*INFORMATION SUPPLIED*.

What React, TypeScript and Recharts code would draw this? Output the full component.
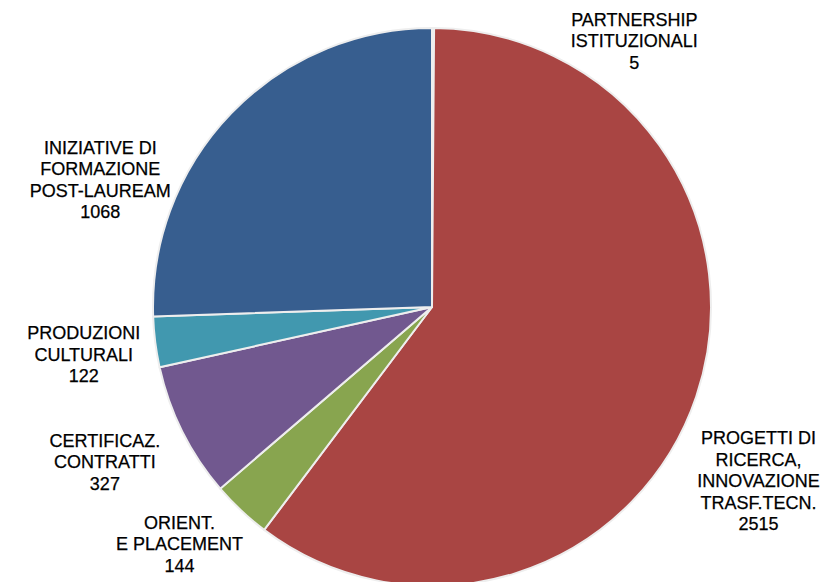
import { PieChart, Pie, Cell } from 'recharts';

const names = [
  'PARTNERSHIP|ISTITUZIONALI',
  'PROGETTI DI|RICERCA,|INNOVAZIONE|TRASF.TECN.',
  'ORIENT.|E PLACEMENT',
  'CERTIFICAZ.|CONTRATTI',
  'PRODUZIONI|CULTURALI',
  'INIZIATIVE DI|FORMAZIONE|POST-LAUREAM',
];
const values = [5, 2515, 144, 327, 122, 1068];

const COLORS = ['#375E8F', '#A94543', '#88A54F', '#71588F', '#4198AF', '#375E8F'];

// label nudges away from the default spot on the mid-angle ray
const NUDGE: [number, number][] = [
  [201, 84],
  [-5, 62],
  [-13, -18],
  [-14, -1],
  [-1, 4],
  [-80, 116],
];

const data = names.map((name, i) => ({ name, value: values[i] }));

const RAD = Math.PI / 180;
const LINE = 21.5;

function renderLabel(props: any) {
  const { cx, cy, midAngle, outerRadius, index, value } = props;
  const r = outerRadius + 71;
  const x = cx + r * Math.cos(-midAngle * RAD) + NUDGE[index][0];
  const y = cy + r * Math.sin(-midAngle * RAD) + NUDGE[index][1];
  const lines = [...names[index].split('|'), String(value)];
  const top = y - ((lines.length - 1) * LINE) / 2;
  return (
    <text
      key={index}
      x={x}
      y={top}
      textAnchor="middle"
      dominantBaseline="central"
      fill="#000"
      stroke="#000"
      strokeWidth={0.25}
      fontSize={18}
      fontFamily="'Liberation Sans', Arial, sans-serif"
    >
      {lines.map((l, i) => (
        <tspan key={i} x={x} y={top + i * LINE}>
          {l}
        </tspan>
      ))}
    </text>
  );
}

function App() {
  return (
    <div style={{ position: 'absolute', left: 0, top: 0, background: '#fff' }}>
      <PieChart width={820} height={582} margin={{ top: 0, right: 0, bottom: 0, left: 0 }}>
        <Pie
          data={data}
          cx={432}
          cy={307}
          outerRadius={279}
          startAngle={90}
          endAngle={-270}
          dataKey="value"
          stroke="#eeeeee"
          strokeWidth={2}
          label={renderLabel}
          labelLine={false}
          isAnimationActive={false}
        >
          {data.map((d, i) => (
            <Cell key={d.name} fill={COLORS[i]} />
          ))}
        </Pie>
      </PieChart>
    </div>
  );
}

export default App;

*PROBLEM STATEMENT*. Output all of the data exactly as it stands, minus any images.

*OUTPUT FOR THIS EXERCISE*.
What React, TypeScript and Recharts code would draw this? Output the full component.
import { PieChart, Pie, Cell } from 'recharts';

const names = [
  'PARTNERSHIP|ISTITUZIONALI',
  'PROGETTI DI|RICERCA,|INNOVAZIONE|TRASF.TECN.',
  'ORIENT.|E PLACEMENT',
  'CERTIFICAZ.|CONTRATTI',
  'PRODUZIONI|CULTURALI',
  'INIZIATIVE DI|FORMAZIONE|POST-LAUREAM',
];
const values = [5, 2515, 144, 327, 122, 1068];

const COLORS = ['#375E8F', '#A94543', '#88A54F', '#71588F', '#4198AF', '#375E8F'];

// label nudges away from the default spot on the mid-angle ray
const NUDGE: [number, number][] = [
  [201, 84],
  [-5, 62],
  [-13, -18],
  [-14, -1],
  [-1, 4],
  [-80, 116],
];

const data = names.map((name, i) => ({ name, value: values[i] }));

const RAD = Math.PI / 180;
const LINE = 21.5;

function renderLabel(props: any) {
  const { cx, cy, midAngle, outerRadius, index, value } = props;
  const r = outerRadius + 71;
  const x = cx + r * Math.cos(-midAngle * RAD) + NUDGE[index][0];
  const y = cy + r * Math.sin(-midAngle * RAD) + NUDGE[index][1];
  const lines = [...names[index].split('|'), String(value)];
  const top = y - ((lines.length - 1) * LINE) / 2;
  return (
    <text
      key={index}
      x={x}
      y={top}
      textAnchor="middle"
      dominantBaseline="central"
      fill="#000"
      stroke="#000"
      strokeWidth={0.25}
      fontSize={18}
      fontFamily="'Liberation Sans', Arial, sans-serif"
    >
      {lines.map((l, i) => (
        <tspan key={i} x={x} y={top + i * LINE}>
          {l}
        </tspan>
      ))}
    </text>
  );
}

function App() {
  return (
    <div style={{ position: 'absolute', left: 0, top: 0, background: '#fff' }}>
      <PieChart width={820} height={582} margin={{ top: 0, right: 0, bottom: 0, left: 0 }}>
        <Pie
          data={data}
          cx={432}
          cy={307}
          outerRadius={279}
          startAngle={90}
          endAngle={-270}
          dataKey="value"
          stroke="#eeeeee"
          strokeWidth={2}
          label={renderLabel}
          labelLine={false}
          isAnimationActive={false}
        >
          {data.map((d, i) => (
            <Cell key={d.name} fill={COLORS[i]} />
          ))}
        </Pie>
      </PieChart>
    </div>
  );
}

export default App;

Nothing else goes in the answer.